What Subnautica 2’s Record Launch Tells Us
Subnautica 2 is an underwater survival sequel whose early access launch has set new records in sales, concurrent players, and audience reach, showing how powerful a well-planned survival game launch can be when wishlists, subscriptions, and strong franchise identity all work together. Within its first week, the game generated USD 100 million (approx. RM460 million) in revenue and sold 4.1 million copies, putting it among the most impressive early access success stories to date. According to Outlook India’s Respawn, Subnautica 2 also reached an estimated 6.5 million players once Game Pass users were counted. That mix of direct Subnautica 2 sales and subscription access gave Unknown Worlds an enormous audience for a game still in development, and it has immediately changed expectations for how survival sequels can debut in the mainstream market.
A $250M Signal of Confidence in Survival Games
Behind the strong Subnautica 2 sales sits an equally striking financial signal: parent company KRAFTON is now widely expected to owe Unknown Worlds a USD 250 million (approx. RM1,150 million) bonus tied to performance milestones. That kind of payout is rare for a survival game launch still in early access, and it underlines how much confidence big publishers now place in the genre. The bonus is also notable because it emerges in the middle of an ongoing legal dispute between KRAFTON and the studio’s original co-founders, turning the game’s record revenue into a legal and business flashpoint. For the wider industry, this shows that successful survival titles are no longer side bets; they can anchor long-term portfolios and justify blockbuster-scale incentives even before full release.
Early Access as a Launch Strategy, Not a Soft Launch
Subnautica 2’s early access success highlights a shift in how this model is used. Instead of a quiet, incremental rollout, Unknown Worlds treated early access as the main survival game launch. The game cleared its first million copies within the opening hour and hit two million by the 12-hour mark, powered by more than 5.5 million pre-launch wishlists and strong visibility across Steam, Epic Games Store, and Xbox Series X|S. Peak concurrent players reached 651,000 globally, with more than 467,000 on Steam alone. Those numbers show that early access can be a front-loaded event that drives record revenue while still leaving room for long-term updates. For other studios, Subnautica 2 offers a template: build anticipation, coordinate across platforms, and use early access as a headline release rather than a quiet test phase.

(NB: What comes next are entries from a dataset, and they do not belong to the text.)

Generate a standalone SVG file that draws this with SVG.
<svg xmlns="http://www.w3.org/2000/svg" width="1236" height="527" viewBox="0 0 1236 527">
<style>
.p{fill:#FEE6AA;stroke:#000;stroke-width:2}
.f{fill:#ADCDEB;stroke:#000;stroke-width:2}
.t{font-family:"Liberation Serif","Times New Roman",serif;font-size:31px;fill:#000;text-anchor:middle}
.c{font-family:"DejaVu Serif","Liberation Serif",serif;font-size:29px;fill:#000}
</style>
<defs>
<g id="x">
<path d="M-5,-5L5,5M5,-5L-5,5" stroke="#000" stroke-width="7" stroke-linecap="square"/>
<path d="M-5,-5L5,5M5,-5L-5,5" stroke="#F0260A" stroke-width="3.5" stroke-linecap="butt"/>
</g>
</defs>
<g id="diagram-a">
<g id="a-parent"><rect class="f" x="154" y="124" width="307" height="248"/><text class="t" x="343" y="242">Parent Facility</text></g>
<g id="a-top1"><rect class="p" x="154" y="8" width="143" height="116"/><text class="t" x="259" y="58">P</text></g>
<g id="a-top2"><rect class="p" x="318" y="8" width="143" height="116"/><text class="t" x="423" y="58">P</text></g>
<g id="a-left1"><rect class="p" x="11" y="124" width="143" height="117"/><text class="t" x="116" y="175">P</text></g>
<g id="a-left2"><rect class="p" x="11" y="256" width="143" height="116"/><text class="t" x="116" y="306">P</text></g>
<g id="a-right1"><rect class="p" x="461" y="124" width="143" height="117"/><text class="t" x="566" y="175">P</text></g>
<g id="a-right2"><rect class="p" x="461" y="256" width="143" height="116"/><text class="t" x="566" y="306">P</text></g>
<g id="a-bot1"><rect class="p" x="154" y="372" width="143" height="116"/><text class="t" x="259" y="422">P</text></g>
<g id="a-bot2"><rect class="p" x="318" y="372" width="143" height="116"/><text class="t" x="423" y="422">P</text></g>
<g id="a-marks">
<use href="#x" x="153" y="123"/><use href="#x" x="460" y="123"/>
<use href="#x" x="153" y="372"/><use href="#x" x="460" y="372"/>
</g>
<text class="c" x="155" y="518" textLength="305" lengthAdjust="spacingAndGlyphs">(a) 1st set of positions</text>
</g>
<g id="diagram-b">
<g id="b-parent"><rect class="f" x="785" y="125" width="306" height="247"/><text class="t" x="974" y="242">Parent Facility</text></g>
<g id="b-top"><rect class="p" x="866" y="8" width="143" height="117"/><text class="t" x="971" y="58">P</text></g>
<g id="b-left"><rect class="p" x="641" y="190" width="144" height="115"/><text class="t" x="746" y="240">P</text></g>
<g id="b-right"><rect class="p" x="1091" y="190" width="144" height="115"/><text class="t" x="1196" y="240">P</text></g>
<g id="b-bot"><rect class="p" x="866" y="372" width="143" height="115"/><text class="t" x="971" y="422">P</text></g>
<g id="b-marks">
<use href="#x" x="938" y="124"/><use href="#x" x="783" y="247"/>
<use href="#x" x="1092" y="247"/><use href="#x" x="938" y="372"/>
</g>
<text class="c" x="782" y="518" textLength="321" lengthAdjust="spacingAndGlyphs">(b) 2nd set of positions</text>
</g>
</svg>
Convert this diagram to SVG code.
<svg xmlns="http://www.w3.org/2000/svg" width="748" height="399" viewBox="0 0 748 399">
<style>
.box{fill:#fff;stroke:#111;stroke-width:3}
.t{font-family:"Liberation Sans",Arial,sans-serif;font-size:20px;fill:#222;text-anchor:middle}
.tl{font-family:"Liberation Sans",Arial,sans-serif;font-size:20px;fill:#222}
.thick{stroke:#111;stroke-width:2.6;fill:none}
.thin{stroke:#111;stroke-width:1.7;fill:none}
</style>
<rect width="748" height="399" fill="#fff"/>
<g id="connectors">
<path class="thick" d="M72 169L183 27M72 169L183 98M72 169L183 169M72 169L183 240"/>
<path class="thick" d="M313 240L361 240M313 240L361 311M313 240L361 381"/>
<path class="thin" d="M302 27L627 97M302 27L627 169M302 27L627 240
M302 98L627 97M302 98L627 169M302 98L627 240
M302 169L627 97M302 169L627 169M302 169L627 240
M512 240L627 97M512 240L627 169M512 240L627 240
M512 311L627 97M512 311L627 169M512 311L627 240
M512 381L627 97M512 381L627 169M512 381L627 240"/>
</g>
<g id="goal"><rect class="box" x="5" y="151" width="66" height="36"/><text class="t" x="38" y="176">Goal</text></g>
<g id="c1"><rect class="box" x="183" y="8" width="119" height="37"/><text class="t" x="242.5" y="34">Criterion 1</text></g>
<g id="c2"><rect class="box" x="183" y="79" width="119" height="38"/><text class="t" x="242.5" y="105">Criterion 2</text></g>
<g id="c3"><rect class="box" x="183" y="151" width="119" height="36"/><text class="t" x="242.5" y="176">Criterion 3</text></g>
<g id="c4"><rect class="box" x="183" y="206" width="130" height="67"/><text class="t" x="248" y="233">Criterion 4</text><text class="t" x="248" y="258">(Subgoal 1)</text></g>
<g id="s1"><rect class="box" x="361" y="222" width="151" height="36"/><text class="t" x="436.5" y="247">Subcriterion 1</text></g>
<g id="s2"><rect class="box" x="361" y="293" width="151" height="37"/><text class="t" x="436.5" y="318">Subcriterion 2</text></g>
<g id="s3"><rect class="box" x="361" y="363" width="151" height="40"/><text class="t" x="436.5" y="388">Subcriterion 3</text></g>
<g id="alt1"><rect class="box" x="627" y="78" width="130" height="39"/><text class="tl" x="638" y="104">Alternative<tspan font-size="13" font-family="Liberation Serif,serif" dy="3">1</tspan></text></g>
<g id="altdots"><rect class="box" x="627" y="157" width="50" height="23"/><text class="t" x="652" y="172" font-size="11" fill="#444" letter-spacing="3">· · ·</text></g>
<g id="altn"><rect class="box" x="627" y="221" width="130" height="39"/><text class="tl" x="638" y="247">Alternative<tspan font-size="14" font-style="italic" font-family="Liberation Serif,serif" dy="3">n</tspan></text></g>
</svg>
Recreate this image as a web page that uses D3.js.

Player Expectations, Design Philosophy, and Community Friction
The game’s runaway success has also surfaced tensions around what players expect from survival sequels. Community debates erupted over aggressive predatory fish and the lack of lethal weapons, as some players pushed for direct combat options. Unknown Worlds responded with an open letter explaining that not having lethal weapons is a core part of Subnautica’s survival philosophy. Instead of adding guns, the team plans to adjust wildlife aggression and improve non-lethal tools so players can better manage threats. This stance shows that early access success does not mean chasing every request, even from millions of players. It also suggests that design identity can be a selling point in itself: a large audience is willing to buy in early, as long as the studio clearly communicates how its survival rules differ from more combat-focused games.
What Subnautica 2 Means for the Future of Survival Sequels
Subnautica 2’s launch shows that survival sequels can debut at a scale once reserved for shooters and big-budget action games. Its combination of USD 100 million (approx. RM460 million) in first-week revenue, 4.1 million copies sold, and a global audience boosted by Game Pass, positions it as a defining moment for indie-rooted survival projects backed by major publishers. For players, the success signals that early access is becoming a standard way to experience large, evolving survival worlds from day one. For developers, it proves there is strong appetite for sequels that refine a clear design philosophy rather than chasing every trend. Future survival games will likely be judged against Subnautica 2’s record-breaking early access benchmark, both in how they monetize and how they balance community feedback with a distinct identity.